The great historian Manning Marable died only a few short days before the publication of what will undoubtedly be the work he is best known for, the biography Malcolm X: A Life of Reinvention. He spent more than a decade researching and writing this book, gaining unprecedented access to Malcolm X’s personal papers and original documents that piece together in great detail his journey from the son of a slain Garveyite to street hustler to one of history’s greatest orators and Black American heroes. Marable’s sudden death, which shook the academic world and those influenced by his extraordinary career and scholarly output, meant he was unable to bear witness to the tremendous critical reception to his work, that has now culminated in A Life of Reinvention being awarded the 2012 Pulitzer Prize for History.

It also meant that Marable was not around to participate in the fiery discussion his book ignited, which is sure to continue upon this announcement. While generally well received, the book generated much criticism and some outright scorn upon its release, as it challenged the prevailing image of Malcolm that has been established and celebrated in the nearly five decades since his assassination. In fact, the debate around Marable’s version of Malcolm became so intense, it prompted the release of By Any Means Necessary Malcolm X: Real, Not Reinvented, an edited volume that bears the subtitle “Critical Conversations on Manning Marable’s Biography of Malcolm X.”

Among the contentious points is the relationship between Malcolm and the Nation of Islam. Marable traces the tension between the two entities back further than the public dispute that led to Malcolm’s leaving and rebuking of the NOI and its leader, his one time mentor the Honorable Elijah Muhammad. Marable also reserves particular scorn for Malcolm’s willingness to meet with members of the Ku Klux Klan to discuss areas of mutual beneficial consideration.

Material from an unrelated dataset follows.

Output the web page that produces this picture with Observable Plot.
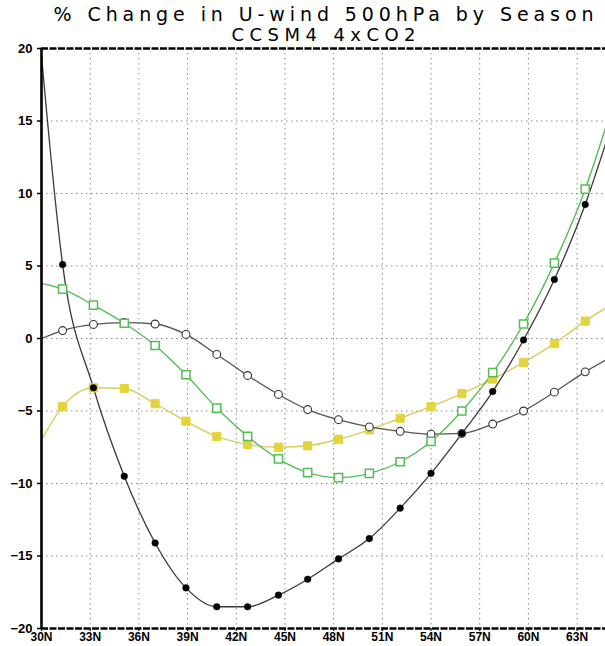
<!DOCTYPE html>
<html>
<head>
<meta charset="utf-8">
<script src="https://cdn.jsdelivr.net/npm/d3@7"></script>
<script src="https://cdn.jsdelivr.net/npm/@observablehq/plot@0.6"></script>
<style>
  html, body { margin: 0; padding: 0; background: #fff; }
  #chart svg { display: block; }
</style>
</head>
<body>
<div id="chart"></div>
<script>
// ---- data ----
const titleLine1 = "% Change in U-wind 500hPa by Season";
const titleLine2 = "CCSM4 4xCO2";

const xTicks = [30, 33, 36, 39, 42, 45, 48, 51, 54, 57, 60, 63];
const yTicks = [-20, -15, -10, -5, 0, 5, 10, 15, 20];
const xDomain = [30, 64.75];
const yDomain = [-20, 20];

// latitudes of the plotted points (first and last are the frame edges)
const lats = [30, 31.3, 33.2, 35.1, 37.0, 38.9, 40.8, 42.7, 44.6, 46.4, 48.3, 50.2, 52.1, 54.0, 55.9, 57.8, 59.7, 61.6, 63.5, 64.75];

// black line, filled circles
const seriesFilledCircle = [19.5, 5.1, -3.4, -9.5, -14.1, -17.2, -18.5, -18.5, -17.7, -16.6, -15.2, -13.8, -11.7, -9.3, -6.55, -3.66, -0.1, 4.07, 9.24, 13.4];
// grey line, open circles
const seriesOpenCircle = [0.0, 0.55, 0.97, 1.1, 1.0, 0.28, -1.1, -2.55, -3.86, -4.9, -5.6, -6.1, -6.4, -6.6, -6.55, -5.9, -5.0, -3.7, -2.3, -1.5];
// green line, open squares
const seriesOpenSquare = [3.8, 3.4, 2.3, 1.05, -0.48, -2.5, -4.8, -6.75, -8.3, -9.25, -9.6, -9.3, -8.5, -7.1, -5.0, -2.35, 1.0, 5.2, 10.3, 14.5];
// yellow line, filled squares
const seriesFilledSquare = [-7.0, -4.7, -3.4, -3.45, -4.5, -5.7, -6.75, -7.3, -7.5, -7.4, -6.95, -6.3, -5.5, -4.7, -3.8, -2.8, -1.65, -0.35, 1.2, 2.1];

// ---- build table ----
const rows = lats.map((lat, i) => ({
  lat,
  black: seriesFilledCircle[i],
  open: seriesOpenCircle[i],
  green: seriesOpenSquare[i],
  yellow: seriesFilledSquare[i]
}));
const inner = rows.filter(d => d.lat > xDomain[0] && d.lat < xDomain[1]);

const GREEN = "#55bd55";
const YELLOW_LINE = "#d9cc5c";
const YELLOW_FILL = "#e2d43c";
const gridStyle = {stroke: "#8a8a8a", strokeOpacity: 1, strokeWidth: 1, strokeDasharray: "1.5,3.5"};
const curve = "monotone-x";

const chart = Plot.plot({
  width: 605,
  height: 646,
  marginTop: 48,
  marginBottom: 18,
  marginLeft: 41,
  marginRight: 0,
  style: {fontFamily: "'Liberation Sans', Arial, sans-serif", fontSize: "12px", fontWeight: "bold", color: "#000", background: "#fff"},
  x: {domain: xDomain, ticks: xTicks, label: null},
  y: {domain: yDomain, ticks: yTicks, label: null},
  marks: [
    Plot.gridX(xTicks.filter(t => t > xDomain[0]), gridStyle),
    Plot.gridY(yTicks.filter(t => t > yDomain[0] && t < yDomain[1]), gridStyle),

    Plot.line(rows, {x: "lat", y: "yellow", stroke: YELLOW_LINE, strokeWidth: 1.4, curve, clip: true}),
    Plot.line(rows, {x: "lat", y: "open", stroke: "#555", strokeWidth: 1.3, curve, clip: true}),
    Plot.line(rows, {x: "lat", y: "green", stroke: GREEN, strokeWidth: 1.4, curve, clip: true}),
    Plot.line(rows, {x: "lat", y: "black", stroke: "#3a3a3a", strokeWidth: 1.3, curve, clip: true}),

    Plot.dot(inner, {x: "lat", y: "yellow", symbol: "square", r: 4.6, fill: YELLOW_FILL, stroke: YELLOW_FILL, strokeWidth: 1}),
    Plot.dot(inner, {x: "lat", y: "open", symbol: "circle", r: 3.9, fill: "#fff", stroke: "#333", strokeWidth: 1.1}),
    Plot.dot(inner, {x: "lat", y: "green", symbol: "square", r: 4.6, fill: "#fff", stroke: GREEN, strokeWidth: 1.5}),
    Plot.dot(inner, {x: "lat", y: "black", symbol: "circle", r: 3.3, fill: "#000", stroke: "#000", strokeWidth: 0.5}),

    // frame
    Plot.ruleY([yDomain[1]], {stroke: "#000", strokeWidth: 2.6, strokeDasharray: "7,1.5"}),
    Plot.ruleY([yDomain[0]], {stroke: "#000", strokeWidth: 2.6, strokeDasharray: "7,1.5"}),
    Plot.ruleX([xDomain[0]], {stroke: "#000", strokeWidth: 2.6}),

    Plot.axisY({ticks: yTicks, tickSize: 4, tickPadding: 5, tickFormat: d => d < 0 ? "\u2212" + Math.abs(d) : String(d), fontSize: 13, fontWeight: "bold", stroke: "#000", strokeWidth: 1.5}),
    Plot.axisX({ticks: xTicks, tickSize: 3, tickPadding: 1, tickFormat: d => d + "N", fontSize: 12, fontWeight: "bold", stroke: "#000", strokeWidth: 1.2}),

    // titles
    Plot.text([titleLine1], {frameAnchor: "top", lineAnchor: "middle", dy: -34, text: d => d, fontSize: 19, fontWeight: "normal", fontFamily: "'DejaVu Sans', sans-serif", fill: "#000"}),
    Plot.text([titleLine2], {frameAnchor: "top", lineAnchor: "middle", dy: -13, text: d => d, fontSize: 18, fontWeight: "normal", fontFamily: "'DejaVu Sans', sans-serif", fill: "#000"})
  ]
});

// stretch the titles to the reference's wide letter spacing
chart.querySelectorAll("text").forEach(t => {
  if (t.textContent === titleLine1) { t.setAttribute("textLength", "540"); t.setAttribute("lengthAdjust", "spacing"); }
  if (t.textContent === titleLine2) { t.setAttribute("textLength", "184"); t.setAttribute("lengthAdjust", "spacing"); }
});

document.getElementById("chart").appendChild(chart);
</script>
</body>
</html>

Of course, the biggest controversy had to do with Marable’s reading of Malcolm’s sex life, namely the strong suggestion that during his hustling days Malcolm may have engaged in a sexual relationship for pay with an older White man. Rumors regarding Malcolm’s sexual orientation have floated for years, and Marable offers evidence, though he spends little time on this particular aspect of his life, that Malcolm may have spent some time performing same-sex sex acts for money. Marable also suggests that Malcolm may have, later in life, committed adultery, carrying on an affair with a young member of his Organization of Afro-American Unity, which complicates the notion of Malcolm as devoted and faithful husband. Understandably, this new information rattled long time admirers of the fierce activist and fighter for Black liberation.

Surely the debate will rage on, but it isn’t unfair to say that’s exactly how Marable would have wanted it. As a journalist early on and as a scholar later in life, he devoted his career to telling stories about Black people and challenging the world to think about the experiences of Black people beyond their given limitations. It’s only natural for there to be some pushback, but it is that dialogue that forges the way toward truth and understanding. This Pulitzer is deserved on those merits alone.